Price growth remains stuck in its ‘two steps forward, one step back’ pattern, and few buyers or sellers currently share the Chancellor’s Tiggerish bullishness. That said, the economic backdrop remains benign – with the cost of living squeeze finally easing as consumer price inflation falls and average wage growth slowly catches up.

With the Bank of England now widely expected to notch up interest rates in May – and possibly again later in the year – the threat of rising mortgage costs could prompt more would-be buyers to commit. With one year to go until the UK formally leaves the EU, Britain’s housing market remains much like its Brexit negotiations – finely balanced and making painstakingly slow progress.”

Jonathan Hopper, managing director of Garrington Property Finders, comments: “London’s property market shows no sign of giving up its wooden spoon, as the slowdown in the capital worsens.

What began as a cooling of prices in the capital’s prime and super-prime postcodes is turning into an ever more widespread frost. Nevertheless, this is far from a frozen market. The correction in prices helped buyer sentiment pick up a touch at the start of the year, and this has created a more free-flowing market as a steady stream of would-be buyers decide that it’s now or never.

The prospect of interest rate rises – which could come as early as May – is also likely to provide an extra nudge to those who had been sitting on the fence.

Meanwhile, behind the scenes there has been a shift in the buyer-seller power dynamic. The experience of 2017 – especially in prime areas – has forced sellers to radically adjust their price expectations, and the new properties that come onto the market tend to be much more sensibly priced. This in turn is requiring buyers to adjust their approach. While last year a committed and well-informed buyer could ask for, and get, very sizeable discounts, newly listed homes tend to have the discounts priced in.
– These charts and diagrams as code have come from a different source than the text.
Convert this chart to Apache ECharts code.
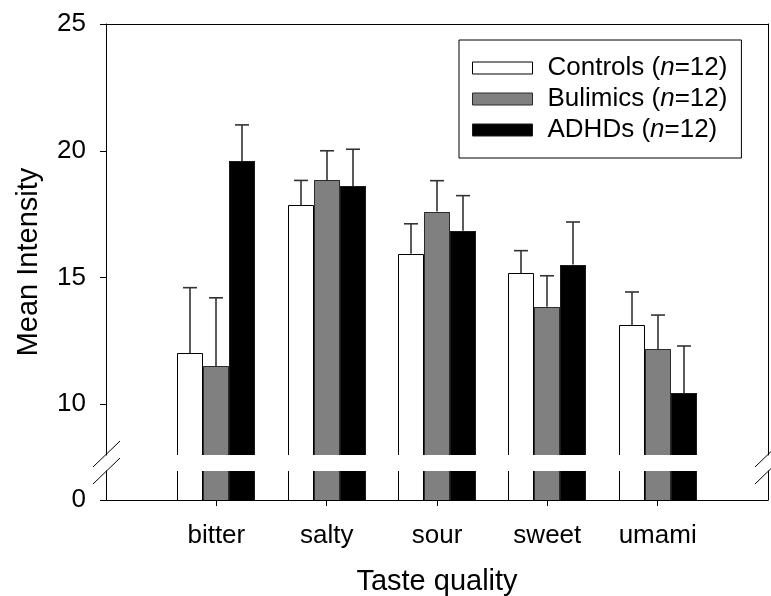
<!DOCTYPE html>
<html>
<head>
<meta charset="utf-8">
<title>Mean taste intensity by group</title>
<script src="https://cdn.jsdelivr.net/npm/echarts@6/dist/echarts.min.js"></script>
<style>
  html, body { margin: 0; padding: 0; background: #fff; }
  #chart { width: 771px; height: 596px; }
</style>
</head>
<body>
<div id="chart"></div>
<script>
// Taste qualities along the x axis
const categories = ['bitter', 'salty', 'sour', 'sweet', 'umami'];

// Group means and standard errors (upper error bar only)
const controlsMean = [12.02, 17.85, 15.94, 15.18, 13.11];
const controlsSE   = [2.58, 0.98, 1.18, 0.88, 1.32];
const bulimicsMean = [11.51, 18.85, 17.60, 13.85, 12.18];
const bulimicsSE   = [2.69, 1.15, 1.22, 1.22, 1.34];
const adhdMean     = [19.60, 18.61, 16.85, 15.51, 10.44];
const adhdSE       = [1.42, 1.45, 1.38, 1.68, 1.86];

const groupNames = ['Controls', 'Bulimics', 'ADHDs'];
const groupN = [12, 12, 12];

// Tick labels of the broken y axis
const upperTicks = [10, 15, 20, 25];
const lowerTicks = [0];

const FONT = "'Liberation Sans', Arial, Helvetica, sans-serif";
const BAR_PX = 26;
const fills = ['#ffffff', '#808080', '#000000'];
const edges = ['#000000', '#2b2b2b', '#1a1a1a'];
const means = [controlsMean, bulimicsMean, adhdMean];
const ses = [controlsSE, bulimicsSE, adhdSE];

// Bars are clipped to their grid; only the visible sides get an outline,
// so the cut at the axis break stays open.
function barRenderer(k) {
  return function (params, api) {
    const x = api.value(0), v = api.value(1);
    const cs = params.coordSys;
    const p = api.coord([x, v]);
    const base = api.coord([x, 0])[1];
    const left = Math.round(p[0] + (k - 1.5) * BAR_PX);
    const right = Math.round(p[0] + (k - 0.5) * BAR_PX);
    const topVisible = p[1] >= cs.y;
    const top = topVisible ? Math.round(p[1]) : cs.y;
    const bottom = Math.min(base, cs.y + cs.height);
    if (bottom <= top) return null;
    const lineStyle = { stroke: edges[k], lineWidth: 1, fill: null };
    const children = [{
      type: 'rect',
      shape: { x: left, y: top, width: right - left, height: bottom - top },
      style: { fill: fills[k] }
    }];
    if (topVisible) {
      children.push({
        type: 'polyline',
        shape: { points: [[left + 0.5, bottom], [left + 0.5, top + 0.5], [right - 0.5, top + 0.5], [right - 0.5, bottom]] },
        style: lineStyle
      });
    } else {
      children.push({ type: 'line', shape: { x1: left + 0.5, y1: top, x2: left + 0.5, y2: bottom }, style: lineStyle });
      children.push({ type: 'line', shape: { x1: right - 0.5, y1: top, x2: right - 0.5, y2: bottom }, style: lineStyle });
    }
    return { type: 'group', children: children };
  };
}

// Upward error bar with a short cap
function errorRenderer(k) {
  return function (params, api) {
    const x = api.value(0), m = api.value(1), se = api.value(2);
    const p0 = api.coord([x, m]);
    const p1 = api.coord([x, m + se]);
    const cx = Math.round(p0[0] + (k - 1) * BAR_PX);
    const style = { stroke: '#333333', lineWidth: 1.6 };
    return {
      type: 'group',
      children: [
        { type: 'line', shape: { x1: cx, y1: p0[1], x2: cx, y2: p1[1] }, style: style },
        { type: 'line', shape: { x1: cx - 7, y1: p1[1], x2: cx + 7, y2: p1[1] }, style: style }
      ]
    };
  };
}

const series = [];
groupNames.forEach(function (name, k) {
  const barData = categories.map(function (c, i) { return [i + 1, means[k][i]]; });
  const common = {
    type: 'custom',
    name: name,
    itemStyle: { color: fills[k], borderColor: edges[k] },
    encode: { x: 0, y: 1 },
    silent: true
  };
  series.push(Object.assign({}, common, {
    xAxisIndex: 0, yAxisIndex: 0, z: 2,
    renderItem: barRenderer(k), data: barData
  }));
  series.push(Object.assign({}, common, {
    xAxisIndex: 1, yAxisIndex: 2, z: 2,
    renderItem: barRenderer(k), data: barData
  }));
});
groupNames.forEach(function (name, k) {
  series.push({
    type: 'custom',
    name: name,
    xAxisIndex: 0, yAxisIndex: 0, z: 3,
    silent: true,
    itemStyle: { color: fills[k] },
    encode: { x: 0, y: [1, 2] },
    renderItem: errorRenderer(k),
    data: categories.map(function (c, i) { return [i + 1, means[k][i], ses[k][i]]; })
  });
});

const axisLine = { show: true, lineStyle: { color: '#000', width: 1 } };
const tickValues = categories.map(function (c, i) { return i + 1; });

const option = {
  animation: false,
  backgroundColor: '#ffffff',
  textStyle: { fontFamily: FONT },
  grid: [
    { left: 106, top: 24, width: 662, height: 431, outerBoundsMode: 'none' },
    { left: 106, top: 471, width: 662, height: 29, outerBoundsMode: 'none' }
  ],
  xAxis: [
    {
      gridIndex: 0, type: 'value', min: 0, max: 6, position: 'top',
      axisLine: axisLine, axisTick: { show: false }, axisLabel: { show: false }, splitLine: { show: false }
    },
    {
      gridIndex: 1, type: 'value', min: 0, max: 6, position: 'bottom',
      axisLine: axisLine,
      axisTick: { show: true, length: 6, inside: false, customValues: tickValues, lineStyle: { color: '#000' } },
      axisLabel: {
        show: true, customValues: tickValues, margin: 23,
        fontSize: 26, fontFamily: FONT, color: '#000',
        formatter: function (v) { return categories[Math.round(v) - 1] || ''; }
      },
      splitLine: { show: false },
      name: 'Taste quality', nameLocation: 'middle', nameGap: 67,
      nameTextStyle: { fontSize: 29, fontFamily: FONT, color: '#000' }
    }
  ],
  yAxis: [
    {
      gridIndex: 0, type: 'value', min: 8, max: 25, position: 'left',
      axisLine: axisLine,
      axisTick: { show: true, length: 6, inside: false, customValues: upperTicks, lineStyle: { color: '#000' } },
      axisLabel: { show: true, customValues: upperTicks, margin: 20, fontSize: 26, fontFamily: FONT, color: '#000' },
      splitLine: { show: false }
    },
    {
      gridIndex: 0, type: 'value', min: 8, max: 25, position: 'right',
      axisLine: axisLine, axisTick: { show: false }, axisLabel: { show: false }, splitLine: { show: false }
    },
    {
      gridIndex: 1, type: 'value', min: 0, max: 1.14, position: 'left',
      axisLine: axisLine,
      axisTick: { show: true, length: 6, inside: false, customValues: lowerTicks, lineStyle: { color: '#000' } },
      axisLabel: { show: true, customValues: lowerTicks, margin: 20, fontSize: 26, fontFamily: FONT, color: '#000' },
      splitLine: { show: false }
    },
    {
      gridIndex: 1, type: 'value', min: 0, max: 1.14, position: 'right',
      axisLine: axisLine, axisTick: { show: false }, axisLabel: { show: false }, splitLine: { show: false }
    }
  ],
  legend: {
    orient: 'vertical', left: 459, top: 40,
    padding: [15, 14, 15, 13], itemGap: 5, itemWidth: 60, itemHeight: 12,
    borderColor: '#000', borderWidth: 1, borderRadius: 0, backgroundColor: '#fff',
    selectedMode: false, icon: 'rect',
    data: groupNames.map(function (g, i) {
      return { name: g, icon: 'rect', itemStyle: { color: fills[i], borderColor: edges[i], borderWidth: 1 } };
    }),
    formatter: function (name) {
      const i = groupNames.indexOf(name);
      return '{a|' + name + ' (}{i|n}{a|=' + groupN[i] + ')}';
    },
    textStyle: {
      fontFamily: FONT, fontSize: 26, color: '#000', padding: [0, 0, 0, 10],
      rich: {
        a: { fontFamily: FONT, fontSize: 26, lineHeight: 26, color: '#000' },
        i: { fontFamily: FONT, fontSize: 26, lineHeight: 26, color: '#000', fontStyle: 'italic' }
      }
    }
  },
  graphic: [
    {
      type: 'text', x: 29, y: 262, rotation: Math.PI / 2,
      style: { text: 'Mean Intensity', font: '29px ' + FONT, fill: '#000', align: 'center', verticalAlign: 'middle' }
    },
    // axis-break marks, left and right
    { type: 'line', shape: { x1: 93, y1: 467, x2: 120, y2: 441 }, style: { stroke: '#000', lineWidth: 1 } },
    { type: 'line', shape: { x1: 93, y1: 484, x2: 120, y2: 458 }, style: { stroke: '#000', lineWidth: 1 } },
    { type: 'line', shape: { x1: 755, y1: 467, x2: 782, y2: 441 }, style: { stroke: '#000', lineWidth: 1 } },
    { type: 'line', shape: { x1: 755, y1: 484, x2: 782, y2: 458 }, style: { stroke: '#000', lineWidth: 1 } }
  ],
  series: series
};

const chart = echarts.init(document.getElementById('chart'), null, { renderer: 'canvas' });
chart.setOption(option);
</script>
</body>
</html>
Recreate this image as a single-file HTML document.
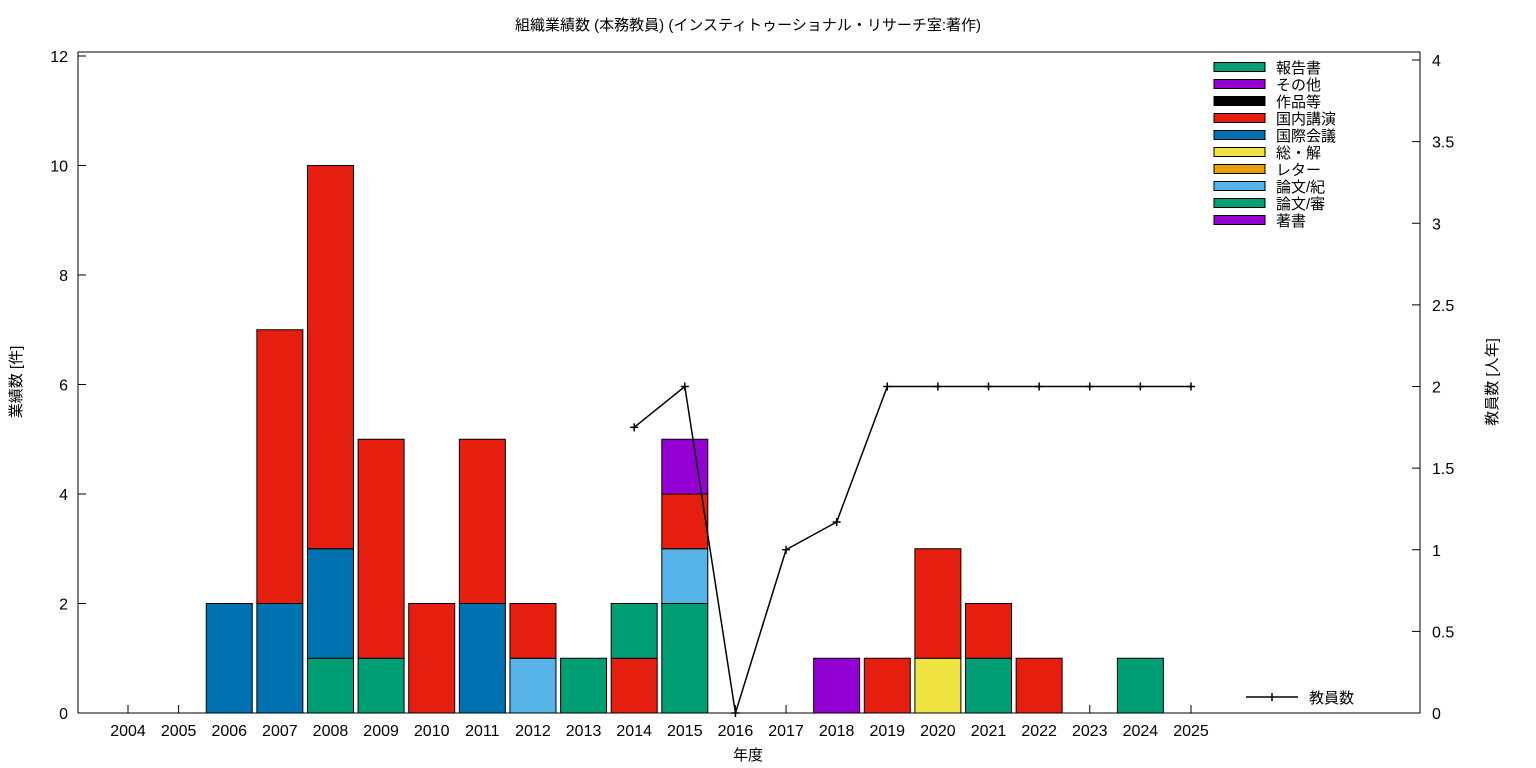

With average wages now rising, the combination of more sensible property prices and the final months of rock-bottom mortgage deals should keep the flow of deals up, even if price growth will remain modest for much of the country in 2018.”

Jeff Knight, Director of Marketing at Foundation Home Loans, commented: “The first quarter has been typically sluggish – typically a period when buyers and sellers contemplate their next move. While there is talk of a cooling London market and narrowing north-south price divide, let’s look at the bigger picture: prices are holding and, particularly for those first-time buyers, affordability remains an issue. Even with those benefiting from stamp duty cuts and low mortgage rates, the lack of supply remains the nagging problem.

It’s imperative more is done to support not only those seeking a first or second home but also those seeking rented accommodation to tide them over. Minimal choice, poor standards and unaffordable prices risk many feeling alienated in the market and in time will impinge future activity.”